● **Written task**:
Pictures stay out. Extract the lines below from the first one through the line with "import * as", both included.

● **Data shown**:
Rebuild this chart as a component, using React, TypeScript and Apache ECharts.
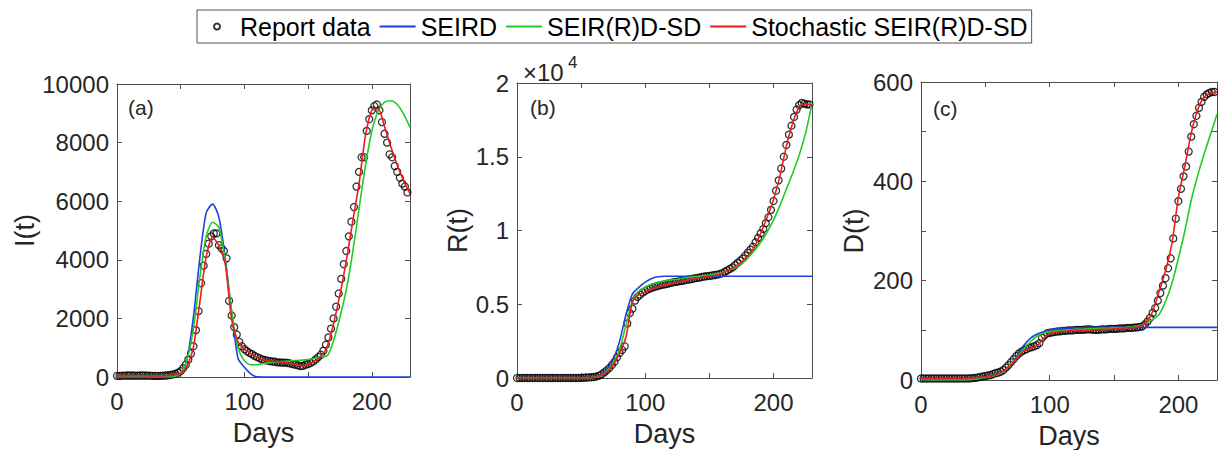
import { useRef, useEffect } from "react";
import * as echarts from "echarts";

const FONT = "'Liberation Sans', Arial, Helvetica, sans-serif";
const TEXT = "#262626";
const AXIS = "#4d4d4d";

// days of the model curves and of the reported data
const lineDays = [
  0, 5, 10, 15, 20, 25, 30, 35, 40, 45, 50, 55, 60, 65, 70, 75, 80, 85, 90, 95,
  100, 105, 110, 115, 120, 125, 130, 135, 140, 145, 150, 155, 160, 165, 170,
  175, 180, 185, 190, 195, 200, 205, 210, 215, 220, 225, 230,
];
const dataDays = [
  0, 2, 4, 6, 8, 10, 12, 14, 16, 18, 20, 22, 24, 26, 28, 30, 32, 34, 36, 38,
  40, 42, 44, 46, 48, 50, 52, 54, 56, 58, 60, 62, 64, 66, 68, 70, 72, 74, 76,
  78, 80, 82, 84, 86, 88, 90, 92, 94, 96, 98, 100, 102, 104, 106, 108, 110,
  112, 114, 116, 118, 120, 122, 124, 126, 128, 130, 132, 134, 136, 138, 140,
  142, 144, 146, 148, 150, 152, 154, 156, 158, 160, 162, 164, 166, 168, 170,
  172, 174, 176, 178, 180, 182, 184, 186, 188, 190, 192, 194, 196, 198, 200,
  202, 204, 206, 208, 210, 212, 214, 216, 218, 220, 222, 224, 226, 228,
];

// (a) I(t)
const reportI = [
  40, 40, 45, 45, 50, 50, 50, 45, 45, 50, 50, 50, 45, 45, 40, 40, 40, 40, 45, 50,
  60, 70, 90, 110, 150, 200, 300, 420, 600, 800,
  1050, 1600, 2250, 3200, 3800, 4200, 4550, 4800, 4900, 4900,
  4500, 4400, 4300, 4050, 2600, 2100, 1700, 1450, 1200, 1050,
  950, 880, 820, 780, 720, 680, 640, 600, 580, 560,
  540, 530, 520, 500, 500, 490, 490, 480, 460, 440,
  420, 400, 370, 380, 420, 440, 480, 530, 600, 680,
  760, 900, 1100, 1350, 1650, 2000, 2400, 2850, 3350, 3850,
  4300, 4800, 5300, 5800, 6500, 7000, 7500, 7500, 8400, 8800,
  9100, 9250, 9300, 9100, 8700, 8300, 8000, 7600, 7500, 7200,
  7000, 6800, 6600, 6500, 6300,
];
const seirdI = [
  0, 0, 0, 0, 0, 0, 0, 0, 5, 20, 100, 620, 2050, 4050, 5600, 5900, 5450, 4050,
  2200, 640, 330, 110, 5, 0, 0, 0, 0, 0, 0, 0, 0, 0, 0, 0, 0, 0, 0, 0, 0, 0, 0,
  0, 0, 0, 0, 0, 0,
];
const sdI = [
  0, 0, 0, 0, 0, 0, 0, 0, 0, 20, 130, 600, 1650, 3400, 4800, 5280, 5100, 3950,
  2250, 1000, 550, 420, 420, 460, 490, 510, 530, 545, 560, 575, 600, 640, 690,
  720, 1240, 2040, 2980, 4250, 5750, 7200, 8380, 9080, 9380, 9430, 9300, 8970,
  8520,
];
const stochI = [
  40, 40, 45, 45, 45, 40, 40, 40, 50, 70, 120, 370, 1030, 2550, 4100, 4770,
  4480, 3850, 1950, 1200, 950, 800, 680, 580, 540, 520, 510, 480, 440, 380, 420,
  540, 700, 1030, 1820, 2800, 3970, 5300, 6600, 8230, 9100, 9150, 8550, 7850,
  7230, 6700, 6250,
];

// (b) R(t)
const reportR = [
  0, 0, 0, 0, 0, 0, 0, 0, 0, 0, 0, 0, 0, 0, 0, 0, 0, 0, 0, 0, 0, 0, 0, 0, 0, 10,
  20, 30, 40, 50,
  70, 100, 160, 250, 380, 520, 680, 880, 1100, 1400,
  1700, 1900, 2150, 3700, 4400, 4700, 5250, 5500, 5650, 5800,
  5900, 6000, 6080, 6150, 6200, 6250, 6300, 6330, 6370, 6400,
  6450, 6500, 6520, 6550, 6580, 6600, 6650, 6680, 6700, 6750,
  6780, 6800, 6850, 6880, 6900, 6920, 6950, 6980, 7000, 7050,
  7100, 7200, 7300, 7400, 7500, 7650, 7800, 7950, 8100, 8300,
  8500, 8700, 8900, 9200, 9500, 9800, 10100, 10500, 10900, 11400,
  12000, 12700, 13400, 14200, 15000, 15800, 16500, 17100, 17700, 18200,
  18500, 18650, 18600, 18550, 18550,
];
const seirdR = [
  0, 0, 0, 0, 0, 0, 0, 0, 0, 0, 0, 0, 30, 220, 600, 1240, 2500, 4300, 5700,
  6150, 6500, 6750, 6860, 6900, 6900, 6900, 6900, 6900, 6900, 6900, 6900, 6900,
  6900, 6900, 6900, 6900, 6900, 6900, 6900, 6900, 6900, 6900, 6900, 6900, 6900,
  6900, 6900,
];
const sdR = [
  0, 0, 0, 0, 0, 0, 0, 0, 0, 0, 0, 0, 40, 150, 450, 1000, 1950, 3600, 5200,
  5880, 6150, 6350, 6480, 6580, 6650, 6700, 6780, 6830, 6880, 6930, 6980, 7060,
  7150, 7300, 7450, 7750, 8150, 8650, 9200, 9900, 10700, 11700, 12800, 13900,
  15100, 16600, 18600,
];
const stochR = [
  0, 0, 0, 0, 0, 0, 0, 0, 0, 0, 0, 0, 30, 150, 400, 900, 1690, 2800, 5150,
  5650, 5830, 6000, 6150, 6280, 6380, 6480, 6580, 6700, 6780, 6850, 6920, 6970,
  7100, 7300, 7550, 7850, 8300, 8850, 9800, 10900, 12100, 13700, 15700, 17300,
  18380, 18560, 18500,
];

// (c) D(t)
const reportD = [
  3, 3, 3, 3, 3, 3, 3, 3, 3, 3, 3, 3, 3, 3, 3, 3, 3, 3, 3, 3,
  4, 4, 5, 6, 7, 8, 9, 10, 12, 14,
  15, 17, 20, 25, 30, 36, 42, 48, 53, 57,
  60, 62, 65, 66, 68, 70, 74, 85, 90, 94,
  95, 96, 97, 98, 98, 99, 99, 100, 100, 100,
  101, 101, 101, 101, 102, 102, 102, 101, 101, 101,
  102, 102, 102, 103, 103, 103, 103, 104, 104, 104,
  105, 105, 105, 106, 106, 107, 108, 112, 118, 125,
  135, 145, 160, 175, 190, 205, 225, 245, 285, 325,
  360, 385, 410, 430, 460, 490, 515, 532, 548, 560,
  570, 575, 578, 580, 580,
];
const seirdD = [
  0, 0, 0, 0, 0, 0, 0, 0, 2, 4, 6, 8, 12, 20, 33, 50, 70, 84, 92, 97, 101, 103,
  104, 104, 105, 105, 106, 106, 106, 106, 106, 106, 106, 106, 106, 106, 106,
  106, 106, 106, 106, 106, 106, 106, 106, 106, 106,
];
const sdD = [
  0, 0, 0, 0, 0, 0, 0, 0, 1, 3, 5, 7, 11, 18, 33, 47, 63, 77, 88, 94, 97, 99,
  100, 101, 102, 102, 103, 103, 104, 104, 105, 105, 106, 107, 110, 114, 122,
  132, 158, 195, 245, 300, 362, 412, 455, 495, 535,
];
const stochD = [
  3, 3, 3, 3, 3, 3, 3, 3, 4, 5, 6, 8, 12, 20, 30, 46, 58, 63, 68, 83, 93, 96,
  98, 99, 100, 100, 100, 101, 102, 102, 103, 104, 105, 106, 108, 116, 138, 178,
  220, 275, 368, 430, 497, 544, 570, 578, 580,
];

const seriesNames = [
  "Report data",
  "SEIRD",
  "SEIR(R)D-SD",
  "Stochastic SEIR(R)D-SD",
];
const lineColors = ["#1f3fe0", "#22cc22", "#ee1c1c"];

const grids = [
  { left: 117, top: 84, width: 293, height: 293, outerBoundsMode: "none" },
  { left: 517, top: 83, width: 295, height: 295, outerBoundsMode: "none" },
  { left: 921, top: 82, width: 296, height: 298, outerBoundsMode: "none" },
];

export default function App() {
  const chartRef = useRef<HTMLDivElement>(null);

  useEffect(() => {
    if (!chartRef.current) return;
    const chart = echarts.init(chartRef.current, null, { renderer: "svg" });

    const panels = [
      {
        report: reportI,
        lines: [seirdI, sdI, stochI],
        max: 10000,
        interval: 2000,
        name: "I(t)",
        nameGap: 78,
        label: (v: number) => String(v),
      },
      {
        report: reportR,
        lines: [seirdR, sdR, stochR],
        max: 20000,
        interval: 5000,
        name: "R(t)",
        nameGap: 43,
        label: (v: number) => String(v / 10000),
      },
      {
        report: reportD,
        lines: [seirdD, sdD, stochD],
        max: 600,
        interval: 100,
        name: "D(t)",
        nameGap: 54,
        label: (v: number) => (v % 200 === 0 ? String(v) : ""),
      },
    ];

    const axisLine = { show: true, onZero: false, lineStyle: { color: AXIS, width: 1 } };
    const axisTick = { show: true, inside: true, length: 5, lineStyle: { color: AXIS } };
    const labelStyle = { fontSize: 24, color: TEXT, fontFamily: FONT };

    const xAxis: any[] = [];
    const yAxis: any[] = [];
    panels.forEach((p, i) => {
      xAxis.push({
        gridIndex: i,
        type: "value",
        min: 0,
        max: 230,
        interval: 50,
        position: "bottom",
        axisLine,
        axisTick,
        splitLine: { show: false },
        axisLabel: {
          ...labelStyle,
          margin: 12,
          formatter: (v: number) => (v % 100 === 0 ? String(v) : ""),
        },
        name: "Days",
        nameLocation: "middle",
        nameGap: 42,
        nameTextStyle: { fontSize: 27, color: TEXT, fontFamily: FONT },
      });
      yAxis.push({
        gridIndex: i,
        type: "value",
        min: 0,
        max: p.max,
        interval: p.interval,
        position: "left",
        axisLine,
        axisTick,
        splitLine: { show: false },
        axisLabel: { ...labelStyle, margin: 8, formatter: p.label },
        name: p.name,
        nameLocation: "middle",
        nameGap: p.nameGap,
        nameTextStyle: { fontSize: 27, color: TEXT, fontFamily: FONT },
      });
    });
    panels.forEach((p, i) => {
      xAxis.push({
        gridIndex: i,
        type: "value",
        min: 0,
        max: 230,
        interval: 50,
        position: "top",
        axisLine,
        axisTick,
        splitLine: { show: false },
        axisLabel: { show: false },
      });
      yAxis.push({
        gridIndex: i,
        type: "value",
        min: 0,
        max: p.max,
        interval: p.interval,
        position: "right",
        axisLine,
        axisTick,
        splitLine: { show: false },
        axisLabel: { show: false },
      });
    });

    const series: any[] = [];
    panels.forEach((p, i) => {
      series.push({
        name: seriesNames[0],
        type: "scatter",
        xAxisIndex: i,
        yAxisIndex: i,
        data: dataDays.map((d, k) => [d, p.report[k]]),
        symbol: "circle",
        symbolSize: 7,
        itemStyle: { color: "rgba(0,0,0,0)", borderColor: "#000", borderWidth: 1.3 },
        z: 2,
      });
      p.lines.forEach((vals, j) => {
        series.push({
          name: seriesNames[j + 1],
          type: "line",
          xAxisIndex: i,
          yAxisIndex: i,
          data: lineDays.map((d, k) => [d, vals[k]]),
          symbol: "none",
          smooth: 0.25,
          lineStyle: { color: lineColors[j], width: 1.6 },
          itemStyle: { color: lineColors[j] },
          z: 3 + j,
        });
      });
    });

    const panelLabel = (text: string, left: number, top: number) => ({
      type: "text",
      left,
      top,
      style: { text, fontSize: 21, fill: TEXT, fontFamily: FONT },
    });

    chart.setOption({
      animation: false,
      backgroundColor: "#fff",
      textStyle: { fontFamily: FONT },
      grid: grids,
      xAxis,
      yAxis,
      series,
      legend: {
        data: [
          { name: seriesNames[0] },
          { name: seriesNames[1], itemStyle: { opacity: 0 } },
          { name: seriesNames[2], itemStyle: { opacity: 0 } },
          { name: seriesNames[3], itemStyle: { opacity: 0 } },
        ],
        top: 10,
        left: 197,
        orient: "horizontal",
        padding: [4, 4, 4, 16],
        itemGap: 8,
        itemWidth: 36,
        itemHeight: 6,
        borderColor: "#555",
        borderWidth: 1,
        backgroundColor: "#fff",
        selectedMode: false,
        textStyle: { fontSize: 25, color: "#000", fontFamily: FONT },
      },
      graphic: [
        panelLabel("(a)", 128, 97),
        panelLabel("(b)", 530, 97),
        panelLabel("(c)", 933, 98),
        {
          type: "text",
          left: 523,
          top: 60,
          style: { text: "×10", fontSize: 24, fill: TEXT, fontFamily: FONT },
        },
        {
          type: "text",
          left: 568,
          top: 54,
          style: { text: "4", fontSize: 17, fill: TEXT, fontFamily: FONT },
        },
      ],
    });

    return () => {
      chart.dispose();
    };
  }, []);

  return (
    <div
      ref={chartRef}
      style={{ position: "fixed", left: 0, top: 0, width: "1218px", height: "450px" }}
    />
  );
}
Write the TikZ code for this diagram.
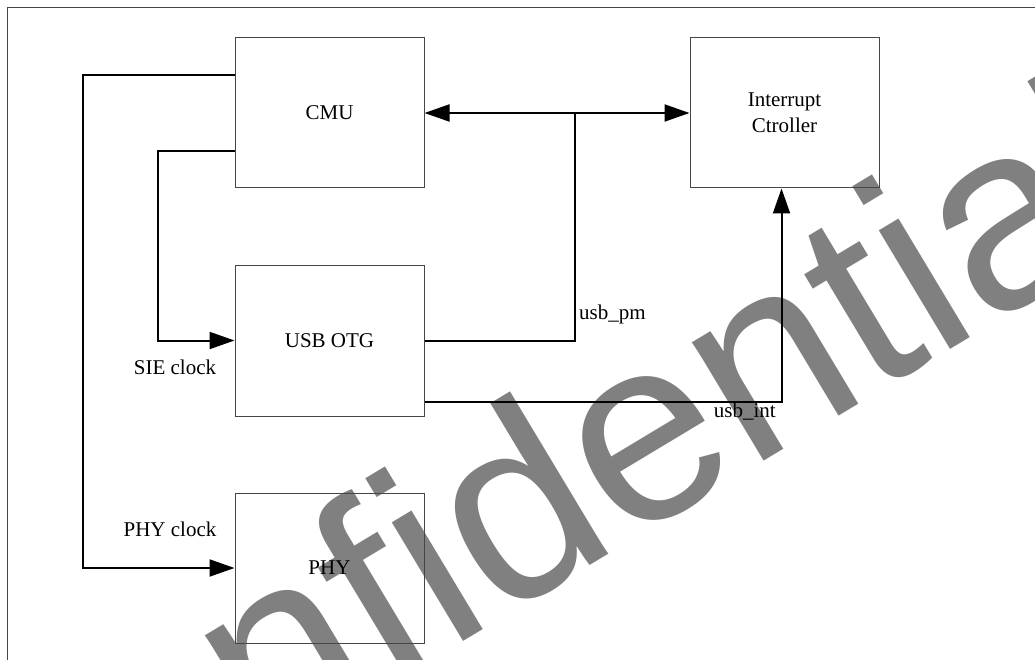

● **Task solution**:
Rebuild this chart as a component, using React, TypeScript and Apache ECharts.
import { useRef, useEffect } from "react";
import * as echarts from "echarts";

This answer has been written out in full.